L’annonce de la reprise de la chasse au rorqual a été largement critiquée par les associations de protection de l’environnement.
« Cette décision n’est pas fondée sur de réelles nécessités du marché et n’est pas en accord avec les sondages d’opinion sur cette activité, qui n’a pas sa place dans les temps modernes », a dénoncé Sigursteinn Másson, responsable de l’antenne islandaise du Fonds International pour la protection des animaux (IFAW).
En 1986, l’ONG de défense des océans Sea Sheperd, qui s’est aussi illustrée dans des actions contre les baleiniers japonais, avait coulé à quai deux des quatre baleiniers islandais. Les deux restants, « épargnés parce qu’il y avait des hommes à bord », selon l’association, continuent de chasser la baleine aujourd’hui.
Outre le caractère protégé de certaines espèces, c’est la mise à mort particulièrement violente des baleines qui suscite les critiques.
« Leur agonie est très longue. Quand les pêcheurs utilisent des harpons simples, la prise dure des heures, et la baleine s’épuise et se noie lentement », explique Benjamin Benti, doctorant à l’université de Strasbourg. « Il existe des harpons explosifs, développés pour tuer la baleine à l’impact. Mais les chasseurs les utilisent peu, parce qu’ils abîment la viande qu’ils ne peuvent ensuite plus vendre. Les baleines sont ensuite hissées sur le pont pour être découpées, parfois encore vivantes. »
Objectifs symboliques
La persistance de la chasse à la baleine est d’autant plus contestable qu’elle semble désormais répondre à des objectifs essentiellement symboliques de préservation des traditions. La consommation du cétacé est en net déclin dans les trois pays qui la traquent. L’Islande, comme la Norvège, exportent la majorité de leurs prises vers le Japon. La viande de baleine y est devenue le plat du pauvre après la Seconde Guerre mondiale, quand le pays, ruiné, a dû faire face à la pénurie alimentaire. En 1947, près de la moitié de la viande consommée dans le pays était de la baleine, riche en graisse et en protéines. Une pratique qui a commencé à chuter dans les années 80. Aujourd’hui les Japonais en consomment à peine 300 grammes par personne et par an, contre 30 kilogrammes dans les années 60.

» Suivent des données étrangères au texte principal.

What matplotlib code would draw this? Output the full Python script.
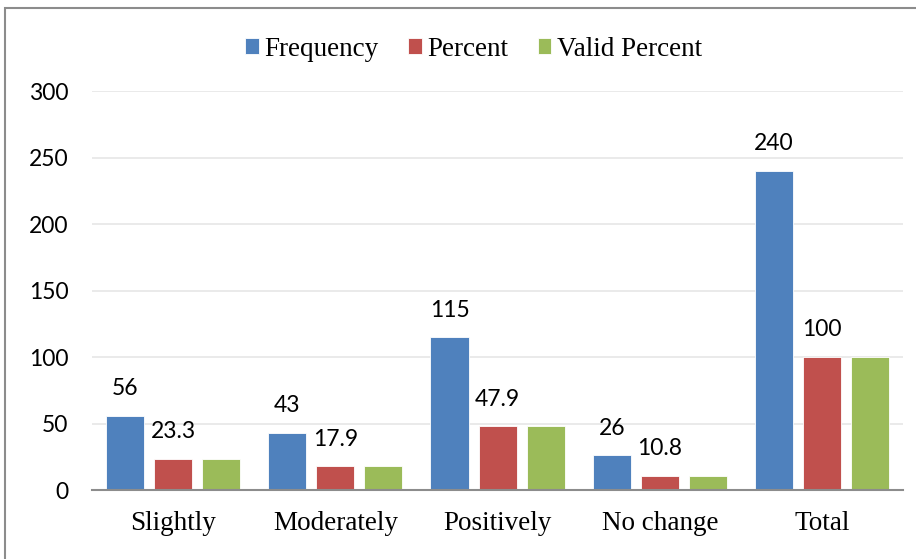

De son côté, la Norvège a augmenté cette année ses quotas de chasse de 30% pour relancer une activité en berne : 1 278 baleines pourront être capturées, près de 300 de plus que l’an dernier. Mais malgré cela, le déclin continue : le nombre de baleiniers ne cesse de diminuer – ils n’étaient plus que 11 en 2017 –, comme celui des prises, qui ne remplissent plus les quotas. En Islande, une bonne part de la viande de baleine est destinée à la consommation touristique, puisque seuls 3% des Islandais affirment en manger régulièrement. Mais même celle-ci est en recul, selon une enquête de l’IFAW. En 2016, seuls 12% des touristes indiquaient en avoir mangé, contre 40% en 2009. Et ce alors que les sorties en mer d’observation des cétacés connaissent, elles, un engouement croissant. Si les baleines deviennent plus rentables vivantes que sous forme de brochettes, les derniers chasseurs rendront peut-être les armes.